### [DATASET CONTENT]

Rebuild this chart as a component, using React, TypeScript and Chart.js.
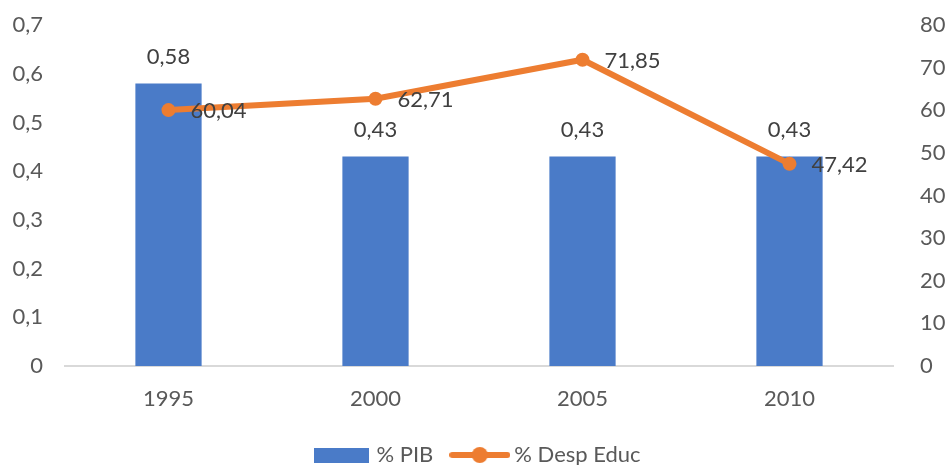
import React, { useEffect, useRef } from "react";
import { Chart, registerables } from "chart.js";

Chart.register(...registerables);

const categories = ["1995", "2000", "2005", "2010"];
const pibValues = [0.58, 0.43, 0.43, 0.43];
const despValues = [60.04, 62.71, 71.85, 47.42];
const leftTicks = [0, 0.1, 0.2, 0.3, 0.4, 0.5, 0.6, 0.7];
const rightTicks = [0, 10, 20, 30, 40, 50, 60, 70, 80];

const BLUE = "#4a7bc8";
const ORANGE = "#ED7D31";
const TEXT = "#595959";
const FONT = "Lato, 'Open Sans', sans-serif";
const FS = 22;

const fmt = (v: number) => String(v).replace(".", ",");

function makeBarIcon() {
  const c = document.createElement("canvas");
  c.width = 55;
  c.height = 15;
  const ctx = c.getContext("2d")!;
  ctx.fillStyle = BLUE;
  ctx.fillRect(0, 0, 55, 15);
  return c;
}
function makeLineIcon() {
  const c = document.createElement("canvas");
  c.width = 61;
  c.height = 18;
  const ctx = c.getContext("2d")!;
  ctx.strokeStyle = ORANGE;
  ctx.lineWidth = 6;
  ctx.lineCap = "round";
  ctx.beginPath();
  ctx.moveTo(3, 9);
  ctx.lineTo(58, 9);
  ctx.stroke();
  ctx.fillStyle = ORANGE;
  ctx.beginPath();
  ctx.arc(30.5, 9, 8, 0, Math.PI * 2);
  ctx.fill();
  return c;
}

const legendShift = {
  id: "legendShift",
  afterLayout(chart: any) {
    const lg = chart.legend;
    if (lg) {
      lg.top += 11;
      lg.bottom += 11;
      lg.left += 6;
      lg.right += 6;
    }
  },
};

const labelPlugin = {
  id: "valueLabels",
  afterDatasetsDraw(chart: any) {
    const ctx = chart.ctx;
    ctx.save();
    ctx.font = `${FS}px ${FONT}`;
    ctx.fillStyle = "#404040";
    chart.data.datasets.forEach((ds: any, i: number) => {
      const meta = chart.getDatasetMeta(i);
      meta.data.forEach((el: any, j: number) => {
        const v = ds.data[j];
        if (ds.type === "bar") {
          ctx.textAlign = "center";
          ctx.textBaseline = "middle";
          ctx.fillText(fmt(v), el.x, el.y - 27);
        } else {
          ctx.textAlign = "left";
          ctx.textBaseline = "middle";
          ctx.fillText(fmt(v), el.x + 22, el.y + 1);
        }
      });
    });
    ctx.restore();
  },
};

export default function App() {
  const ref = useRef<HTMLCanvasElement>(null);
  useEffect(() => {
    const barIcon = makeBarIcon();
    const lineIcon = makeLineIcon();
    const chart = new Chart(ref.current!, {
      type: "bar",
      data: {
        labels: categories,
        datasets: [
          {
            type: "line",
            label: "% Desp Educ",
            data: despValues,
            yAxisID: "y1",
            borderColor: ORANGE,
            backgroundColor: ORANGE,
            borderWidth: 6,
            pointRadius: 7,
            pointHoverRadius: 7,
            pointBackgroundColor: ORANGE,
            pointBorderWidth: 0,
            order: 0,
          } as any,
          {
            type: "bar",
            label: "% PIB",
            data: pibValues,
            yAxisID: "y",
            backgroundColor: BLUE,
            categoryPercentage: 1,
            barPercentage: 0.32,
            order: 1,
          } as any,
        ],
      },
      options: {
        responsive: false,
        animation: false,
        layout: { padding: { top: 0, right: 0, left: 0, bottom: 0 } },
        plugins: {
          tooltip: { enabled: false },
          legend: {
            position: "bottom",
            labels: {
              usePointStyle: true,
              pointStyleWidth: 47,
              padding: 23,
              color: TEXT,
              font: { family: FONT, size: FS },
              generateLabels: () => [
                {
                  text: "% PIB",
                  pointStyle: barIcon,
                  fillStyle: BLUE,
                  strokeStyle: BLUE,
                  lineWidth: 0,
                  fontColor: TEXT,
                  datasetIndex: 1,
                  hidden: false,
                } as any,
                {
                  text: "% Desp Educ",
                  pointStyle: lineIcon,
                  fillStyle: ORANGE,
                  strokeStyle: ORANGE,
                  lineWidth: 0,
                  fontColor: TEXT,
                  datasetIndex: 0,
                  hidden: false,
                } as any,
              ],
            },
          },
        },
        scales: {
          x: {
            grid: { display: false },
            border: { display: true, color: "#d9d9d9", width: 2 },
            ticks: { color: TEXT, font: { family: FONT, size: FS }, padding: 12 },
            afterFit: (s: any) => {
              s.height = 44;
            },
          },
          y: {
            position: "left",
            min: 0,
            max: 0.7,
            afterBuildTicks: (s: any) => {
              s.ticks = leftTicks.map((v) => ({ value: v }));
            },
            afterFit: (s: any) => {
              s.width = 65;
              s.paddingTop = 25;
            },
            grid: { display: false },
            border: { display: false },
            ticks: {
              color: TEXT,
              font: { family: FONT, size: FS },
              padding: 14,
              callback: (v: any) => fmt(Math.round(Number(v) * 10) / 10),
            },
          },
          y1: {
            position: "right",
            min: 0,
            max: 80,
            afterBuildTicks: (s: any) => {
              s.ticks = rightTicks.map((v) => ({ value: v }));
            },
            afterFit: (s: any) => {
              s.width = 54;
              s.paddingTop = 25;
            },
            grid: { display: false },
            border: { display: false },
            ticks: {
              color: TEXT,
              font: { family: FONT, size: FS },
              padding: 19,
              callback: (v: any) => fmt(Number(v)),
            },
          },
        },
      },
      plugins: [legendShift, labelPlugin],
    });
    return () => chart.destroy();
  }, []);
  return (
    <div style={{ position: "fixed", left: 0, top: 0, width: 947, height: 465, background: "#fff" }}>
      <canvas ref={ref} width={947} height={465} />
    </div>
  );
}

### [DIRECTION]
Look at the listing and set down only the lines from its start through the line with "Chart.register(...registerables);", word for word and without pictures.

### [ANSWER TO THE PROBLEM]
Rebuild this chart as a component, using React, TypeScript and Chart.js.
import React, { useEffect, useRef } from "react";
import { Chart, registerables } from "chart.js";

Chart.register(...registerables);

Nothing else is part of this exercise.